11h. Me voilà au cœur d’un mariage protestant, criard, infini. Chaleur angoissante. De ma vie je ne suis jamais restée aussi longtemps dans une église. Entre fictions moralistes et paraboles, le prêtre braille et sermonne, avec, en fond sonore, un petit orchestre insupportable mené par Mariano, l’Apache de la caminata, ici chanteur, accordéoniste et harmoniste. J'ai mal partout.

12H30. Les petits mariés arrivent enfin, la démarche rythmée par Céline Dion, à fond.

Deux heure plus tard, je suis achevée. Les premiers étonnements me paraissent bien loin. Envie de rien, absolument rien. Le vent soulève sans arrêt la poussière. De moi il ne reste qu'un tas de lassitude saoulée.

13h. Déjeuner de mariage. Musique assourdissante, aucune joie. Immenses tablées. Les gens ne dansent pas, ne bougent pas. Ils ne parlent pas non plus tant la musique braille. Ils mangent. Sans s'arrêter. Les deux petites femmes en face de moi, situées à l'extrémité de leur vie, ridées comme la montagne et totalement édentées mangent comme des porcs. Puis elles rangent soigneusement les restes dans leurs poches, réinventent le Tupperware avec des tortillas. Je n'ai plus d'appétit. Elles prennent mes restes en riant.

Le marié part demain pour les EU. Tout le monde fait la queue pour lui donner des sous.

16h. Migraine.

Je traine au grand canyon, je filme mollement les touristes qui braillent en faisant de la tyrolienne. Plus de cassette. Je croise Leti, la sœur de Silvia. Elle vend des bijoux en coquilles de pistaches. Elle me raconte sa vie alors que je n’attends plus rien, comme toujours. Elle a fait la caminata samedi dernier. Mais elle dit en riant que ça n’a aucun rapport avec la réalité. Elle a traversé deux fois la frontière. Elle veut bien que je vienne la filmer dans la semaine.

19h. J’attends la caminata. Je suis épuisée.

Je croise la fille de Martinita, Marlen, qui fait la guide criarde dans la caminata. On se donne rendez-vous demain à la piscine.

Tout me gratte. Je sens que le pollen m’a pénétré.

J’attends encore.

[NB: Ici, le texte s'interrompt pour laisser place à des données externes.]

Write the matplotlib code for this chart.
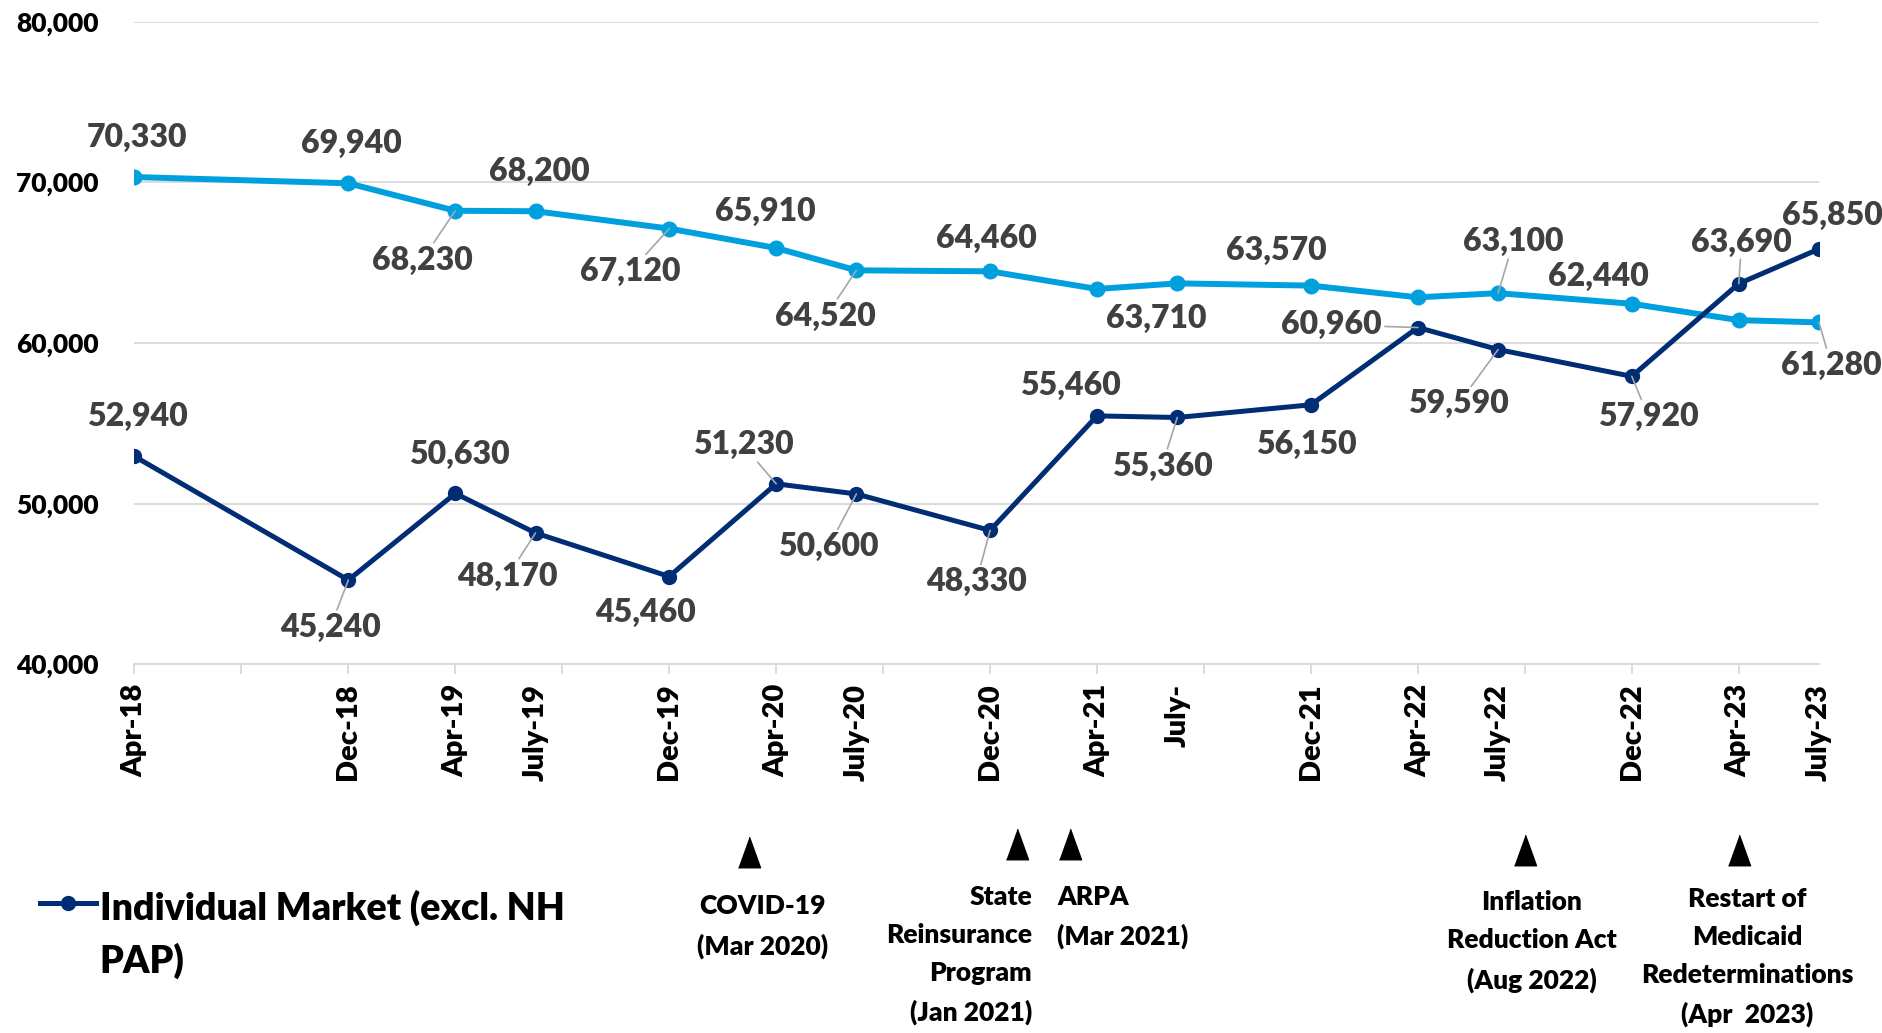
"""Individual market enrollment, Apr-18 to July-23"""
import matplotlib.pyplot as plt
import matplotlib.ticker as mticker
import numpy as np
import pandas as pd

plt.rcParams['font.family'] = ['Lato', 'DejaVu Sans']

# data
dates = ['2018-04', '2018-12', '2019-04', '2019-07', '2019-12', '2020-04', '2020-07', '2020-12',
         '2021-04', '2021-07', '2021-12', '2022-04', '2022-07', '2022-12', '2023-04', '2023-07']
tick_labels = ['Apr-18', 'Dec-18', 'Apr-19', 'July-19', 'Dec-19', 'Apr-20', 'July-20', 'Dec-20',
               'Apr-21', 'July-', 'Dec-21', 'Apr-22', 'July-22', 'Dec-22', 'Apr-23', 'July-23']
total_market = [70330, 69940, 68230, 68200, 67120, 65910, 64520, 64460,
                63360, 63710, 63570, 62840, 63100, 62440, 61420, 61280]
individual_market = [52940, 45240, 50630, 48170, 45460, 51230, 50600, 48330,
                     55460, 55360, 56150, 60960, 59590, 57920, 63690, 65850]

event_dates = ['2020-03', '2021-01', '2021-03', '2022-08', '2023-04']
event_labels = ['COVID-19\n(Mar 2020)',
                'State\nReinsurance\nProgram\n(Jan 2021)',
                'ARPA\n(Mar 2021)',
                'Inflation\nReduction Act\n(Aug 2022)',
                'Restart of\nMedicaid\nRedeterminations\n(Apr  2023)']


def month_index(date_list, start):
    d = pd.to_datetime(date_list)
    s = pd.to_datetime(start)
    return np.array((d.year - s.year) * 12 + (d.month - s.month))


x = month_index(dates, dates[0])
event_x = month_index(event_dates, dates[0])

# label placement (offset points) and whether a leader line is drawn; None = no label
total_offsets = [(2, 28.5), (2, 28.5), (-24, -35.5), (3, 28.5), (-28, -31), (-8, 26), (-22, -33), (-3, 24),
                 None, (-15, -25), (-25, 25), None, (11, 37), (-24, 20), None, (9, -31)]
total_leaders = [0, 0, 1, 0, 1, 0, 1, 0, 0, 0, 0, 0, 1, 0, 0, 1]
ind_offsets = [(2, 29), (-13, -34), (3, 28), (-20, -31), (-17, -26), (-24, 28), (-20, -38), (-10, -37),
               (-19, 22), (-11, -35), (-3, -28.5), (-62, 2), (-28.5, -39), (12, -29), (2, 30), (10, 24)]
ind_leaders = [0, 1, 0, 1, 0, 1, 1, 1, 0, 1, 0, 1, 1, 1, 1, 0]

LIGHT = '#00A0DF'
DARK = '#002D74'
GRID = '#D9D9D9'

fig, ax = plt.subplots(figsize=(18.83, 10.33), dpi=100)
fig.subplots_adjust(left=0.0714, right=0.966, bottom=0.357, top=0.979)

ax.plot(x, total_market, color=LIGHT, lw=4.3, marker='o', ms=10.5, zorder=3)
line_ind, = ax.plot(x, individual_market, color=DARK, lw=3.6, marker='o', ms=10, zorder=4,
                    label='Individual Market (excl. NH\nPAP)')

# axes styling
ax.set_xlim(0, 63)
ax.set_ylim(40000, 80000)
ax.set_yticks(range(40000, 80001, 10000))
ax.yaxis.set_major_formatter(mticker.StrMethodFormatter('{x:,.0f}'))
ax.grid(axis='y', color=GRID, lw=1.3)
ax.set_axisbelow(True)
for side in ['top', 'right', 'left']:
    ax.spines[side].set_visible(False)
ax.spines['bottom'].set_color(GRID)
ax.spines['bottom'].set_linewidth(1.3)
ax.tick_params(axis='y', length=0, pad=26, labelsize=19, labelcolor='black')
for lab in ax.get_yticklabels():
    lab.set_fontweight('heavy')

ax.set_xticks(x)
ax.set_xticklabels(tick_labels, rotation=90, fontsize=21, fontweight='heavy')
ax.tick_params(axis='x', which='major', length=0, pad=14)
ax.xaxis.remove_overlapping_locs = False
ax.set_xticks(np.arange(0, 61, 4), minor=True)
ax.tick_params(axis='x', which='minor', length=7, width=1.3, color=GRID)

# data labels
def add_labels(values, offsets, leaders):
    for xi, yi, off, lead in zip(x, values, offsets, leaders):
        if off is None:
            continue
        arrow = dict(arrowstyle='-', color='#A6A6A6', lw=1.2, shrinkA=0, shrinkB=0) if lead else None
        ax.annotate(f'{yi:,}', xy=(xi, yi), xytext=off, textcoords='offset points',
                    ha='center', va='center', fontsize=23, fontweight='heavy', color='#404040',
                    arrowprops=arrow, annotation_clip=False, zorder=5)


add_labels(total_market, total_offsets, total_leaders)
add_labels(individual_market, ind_offsets, ind_leaders)

# policy event markers under the axis
trx = ax.get_xaxis_transform()
tri = [(-0.36, -0.5), (0.36, -0.5), (0, 0.5)]
marker_y = [-0.2925, -0.28, -0.28, -0.289, -0.289]
for ex, ey in zip(event_x, marker_y):
    ax.plot([ex], [ey], ls='none', marker=tri, ms=22, color='black', transform=trx, clip_on=False)

text_y = [-0.358, -0.343, -0.343, -0.352, -0.346]
text_ha = ['center', 'right', 'left', 'center', 'center']
text_dx = [9.5, 11, -9.5, 5, 6]
for ex, ty, lab, ha, dx in zip(event_x, text_y, event_labels, text_ha, text_dx):
    ax.annotate(lab, xy=(ex, ty), xycoords=trx, xytext=(dx, 0), textcoords='offset points',
                ha=ha, va='top', fontsize=19, fontweight='heavy', linespacing=1.7,
                multialignment=ha, annotation_clip=False)

leg = ax.legend(handles=[line_ind], loc='upper left', bbox_to_anchor=(0.021, 0.139),
                bbox_transform=fig.transFigure, frameon=False, handlelength=1.5, handletextpad=0.1,
                borderpad=0, borderaxespad=0, prop=dict(weight='heavy', size=27))
leg.get_texts()[0].set_linespacing(1.55)
# keep the legend key level with the first line of its label
for col in leg._legend_handle_box.get_children():
    for item in col.get_children():
        item.align = 'top'

fig.savefig('out.png', dpi=100)
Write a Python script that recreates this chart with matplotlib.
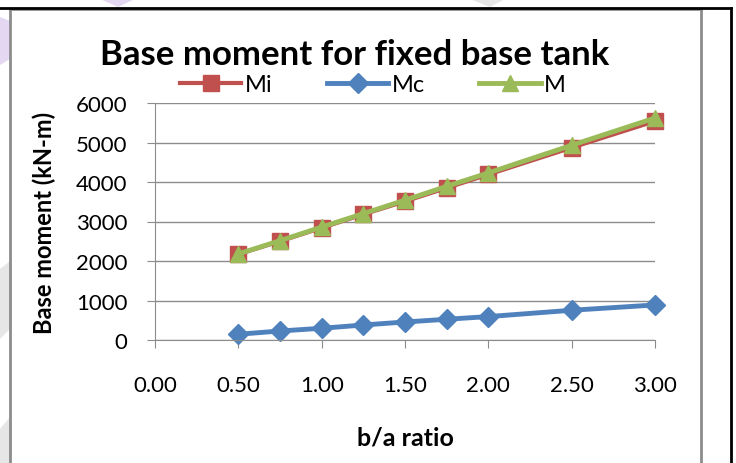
import matplotlib.pyplot as plt
from matplotlib.lines import Line2D
from matplotlib.patches import Rectangle, Polygon

# b/a ratio
ratio = [0.50, 0.75, 1.00, 1.25, 1.50, 1.75, 2.00, 2.50, 3.00]
# base moments (kN-m)
Mi = [2170, 2500, 2840, 3180, 3510, 3850, 4190, 4870, 5540]
Mc = [145, 228, 297, 380, 456, 525, 593, 753, 887]
M = [2180, 2515, 2860, 3200, 3540, 3890, 4230, 4930, 5620]

red = '#C0504D'
blue = '#4F81BD'
green = '#9BBB59'

plt.rcParams['font.family'] = ['Lato', 'DejaVu Sans']

fig = plt.figure(figsize=(7.36, 4.64), dpi=100)
W, H = 736, 464

def px(x, y):
    return x / W, 1 - y / H

# faint watermark shapes behind the chart
wm = [
    ([(0, 18), (10, 22), (10, 60), (0, 66)], '#E4D7F2'),
    ([(100, 0), (135, 0), (118, 8)], '#E4D7F2'),
    ([(470, 0), (505, 0), (490, 8)], '#E6E6E6'),
    ([(0, 270), (10, 262), (10, 330), (0, 340)], '#E6E6E6'),
    ([(0, 430), (10, 418), (10, 464), (0, 464)], '#E6E6E6'),
]
for pts, c in wm:
    fig.patches.append(Polygon([px(*p) for p in pts], closed=True,
                               transform=fig.transFigure, facecolor=c,
                               edgecolor='none', zorder=0))

# page border lines (black) and chart frame (gray)
fig.add_artist(Line2D([0, px(731, 0)[0]], [px(0, 9)[1]] * 2, color='black', lw=2))
fig.add_artist(Line2D([px(731, 0)[0]] * 2, [px(0, 9)[1], 0], color='black', lw=2))
x0, y1 = px(10, 10)
x1, y0 = px(701, 466)
fig.patches.append(Rectangle((x0, y0), x1 - x0, y1 - y0, transform=fig.transFigure,
                             facecolor='white', edgecolor='#8C8C8C', lw=2, zorder=1))

ax = fig.add_axes([155 / W, 1 - 341 / H, 500 / W, 237 / H])
ax.set_zorder(2)
ax.patch.set_alpha(0)

ax.plot(ratio, Mi, color=red, lw=3, marker='s', markersize=11, label='Mi')
ax.plot(ratio, Mc, color=blue, lw=3.5, marker='D', markersize=10, label='Mc')
ax.plot(ratio, M, color=green, lw=3.5, marker='^', markersize=12, label='M')

ax.set_xlim(0, 3)
ax.set_ylim(0, 6000)
ax.set_xticks([0, 0.5, 1.0, 1.5, 2.0, 2.5, 3.0])
ax.set_xticklabels(['%.2f' % t for t in ax.get_xticks()])
ax.set_yticks(range(0, 6001, 1000))
ax.grid(axis='y', color='#8C8C8C', lw=1)
ax.set_axisbelow(True)
for s in ['top', 'right']:
    ax.spines[s].set_visible(False)
for s in ['left', 'bottom']:
    ax.spines[s].set_color('#8C8C8C')
ax.tick_params(axis='x', direction='out', length=6, color='#8C8C8C', labelsize=16, pad=19)
ax.tick_params(axis='y', direction='out', length=6, color='#8C8C8C', labelsize=16, pad=14)
for ln in ax.lines:
    ln.set_clip_on(False)

ax.set_xlabel('b/a ratio', fontsize=18, fontweight='bold', labelpad=22)
ax.set_ylabel('Base moment (kN-m)', fontsize=17, fontweight='bold', labelpad=14)

fig.text(355 / W, 1 - 55 / H, 'Base moment for fixed base tank', ha='center', va='center',
         fontsize=25, fontweight='bold')
fig.legend(loc='center', bbox_to_anchor=(373 / W, 1 - 86 / H), ncol=3, frameon=False,
           fontsize=17, handlelength=2.6, columnspacing=2.3, handletextpad=0.15)

fig.savefig('out.png', dpi=100)
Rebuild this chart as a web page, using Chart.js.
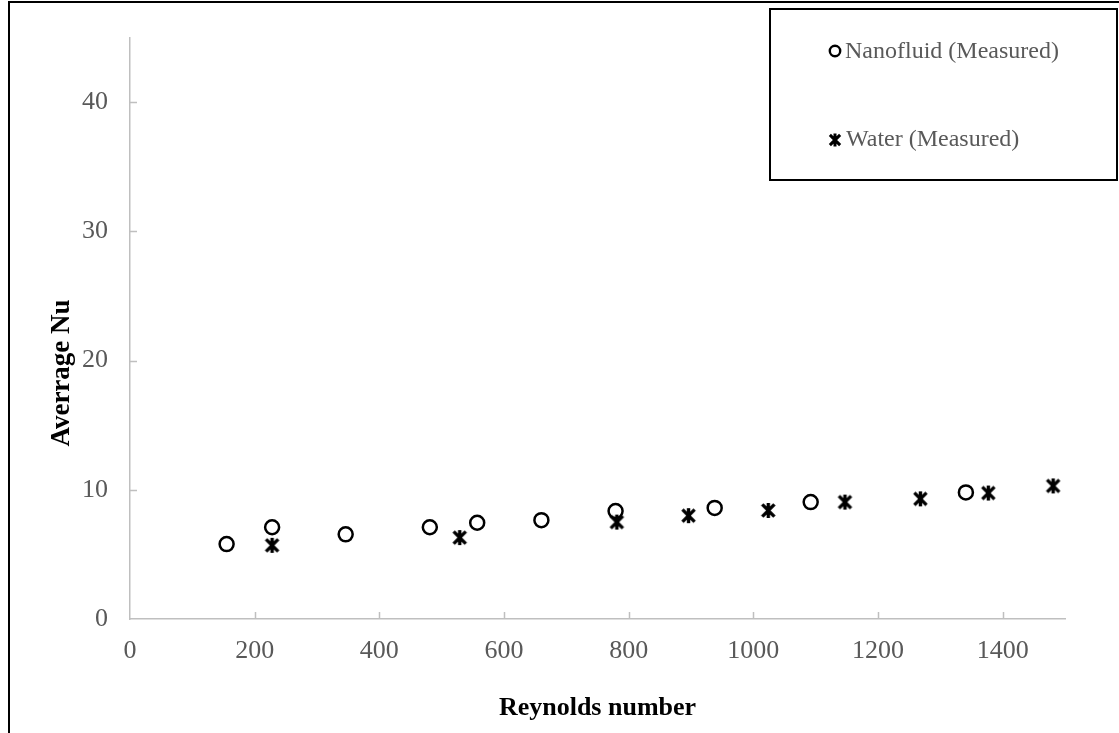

Et puis rien. La caminata est annulée. On me dit qu'il y a trop peu de participants, mais je soupçonne le délégué d'avoir annulé pour pouvoir bouffer du poulet au mariage.


20h. Je rentre chez Puri dans la nuit, pleine d’allergie à cause du vent, de la poussière et du printemps. Je suis seule dans l’énorme maison. Rien à manger. Que du poulet volé au mariage. Diète. Je regarde Trois Enterrements dans mon petit ordinateur, sous les yeux de Jésus et de sa brebis déprimée.